Pour répondre à ces observations, les auteurs du programme économique de Jean-Luc Mélenchon mettent en effet "l'effet multiplicateur keynesien" de la relance. L'idée est que chaque euro de dépenses publiques supplémentaire raffermit l'activité, ce qui entraîne une hausse des recettes fiscales, hausse qui viendrait combler le déficit généré par la dépense initiale.

A condition toutefois que ces dépenses profitent principalement aux entreprises française. Or depuis quelques années, les gains de pouvoir d'achat ont surtout creusé les déficits de la balance commerciale française qui a atteint un record de 85 milliards d'euros en 2021. Le pays ne disposant pas de capacités de production suffisante, importe une grande partie de ses biens de consommation et d'énergie notamment.

"En retenant une hypothèse standard (1% de hausse des dépenses élève le PIB de 0,8 % en moyenne à court terme), qui ne s’applique que dans la mesure où l’économie dispose de capacités de production inemployées mobilisées par la demande nouvelle, cela permettrait d’"auto-financer" seulement 50 % du coût du programme… et pendant quelques années seulement, car l’effet multiplicateur s’estompe au bout de 4 à 5 ans selon la plupart des modèles, une fois que les salaires et les prix s’ajustent, estime l'économiste.
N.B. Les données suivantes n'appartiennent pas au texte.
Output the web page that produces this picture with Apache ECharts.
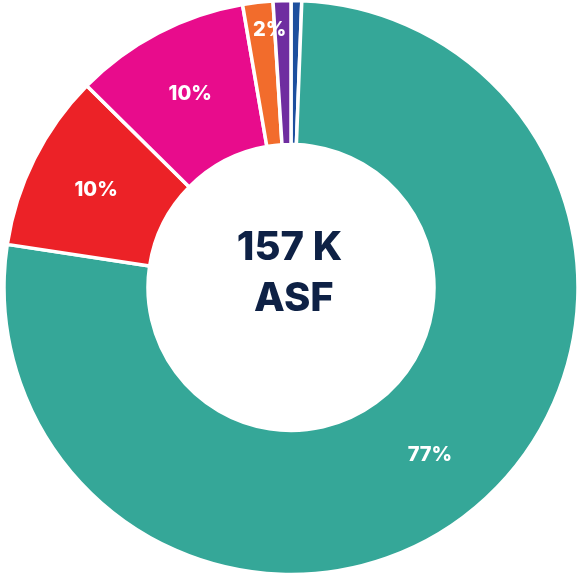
<!DOCTYPE html>
<html>
<head>
<meta charset="utf-8">
<style>
  html, body { margin: 0; padding: 0; background: #ffffff; }
  #chart { width: 579px; height: 576px; }
</style>
<script src="https://cdn.jsdelivr.net/npm/echarts@6/dist/echarts.min.js"></script>
</head>
<body>
<div id="chart"></div>
<script>
// Share of assignable square footage, clockwise from 12 o'clock
const categories = ['Navy', 'Teal', 'Red', 'Magenta', 'Orange', 'Purple'];
const shares = [0.6, 76.8, 10.0, 9.9, 1.7, 1.0];
const colors = ['#1d4f9e', '#35a798', '#ec2227', '#e80c8c', '#f26c2c', '#6f2da0'];
const totalLabel = ['157 K', ' ASF'];

const chart = echarts.init(document.getElementById('chart'), null, { renderer: 'canvas' });

const data = categories.map((name, i) => ({
  name,
  value: shares[i],
  itemStyle: { color: colors[i] },
  label: shares[i] < 1.5 ? { show: false } : (shares[i] < 5 ? { offset: [4, -41] } : {})
}));

const labelFont = 'Inter, "Open Sans", sans-serif';

chart.setOption({
  animation: false,
  series: [{
    type: 'pie',
    center: [291, 287.5],
    radius: [143, 287],
    startAngle: 90,
    clockwise: true,
    avoidLabelOverlap: false,
    itemStyle: { borderColor: '#ffffff', borderWidth: 3.5 },
    label: {
      show: true,
      position: 'inside',
      color: '#ffffff',
      fontFamily: labelFont,
      fontWeight: 800,
      fontSize: 20,
      formatter: p => Math.round(p.percent) + '%'
    },
    labelLine: { show: false },
    emphasis: { disabled: true },
    data
  }],
  graphic: [
    {
      type: 'text',
      left: 'center',
      top: 228,
      style: {
        text: totalLabel[0],
        fill: '#0e2145',
        font: '800 40px ' + labelFont,
        textAlign: 'center'
      }
    },
    {
      type: 'text',
      left: 'center',
      top: 279,
      style: {
        text: totalLabel[1],
        fill: '#0e2145',
        font: '800 40px ' + labelFont,
        textAlign: 'center'
      }
    }
  ]
});
</script>
</body>
</html>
Le déficit public resterait donc supérieur à 10 % du PIB en fin de quinquennat en toute hypothèse."

Le risque serait selon l'auteur un scénario à la grecque avec défaut sur la dette suivi d'une cure d'austérité.

"Se soumettre, comme Syriza [le parti d'Alexis Tsipras au pouvoir lors de la crise grecque], et négocier avec les partenaires européens et le FMI un plan d’austérité et de sauvetage, en acceptant de baisser les retraites et les minimas sociaux, d’augmenter massivement la TVA, de privatiser les entreprises publiques, de licencier dans la fonction publique", estime Guillaume Hannezo.

Une cure d'austérité qui pourrait rappeler le tournant de la rigueur de 1983... en bien plus extrême.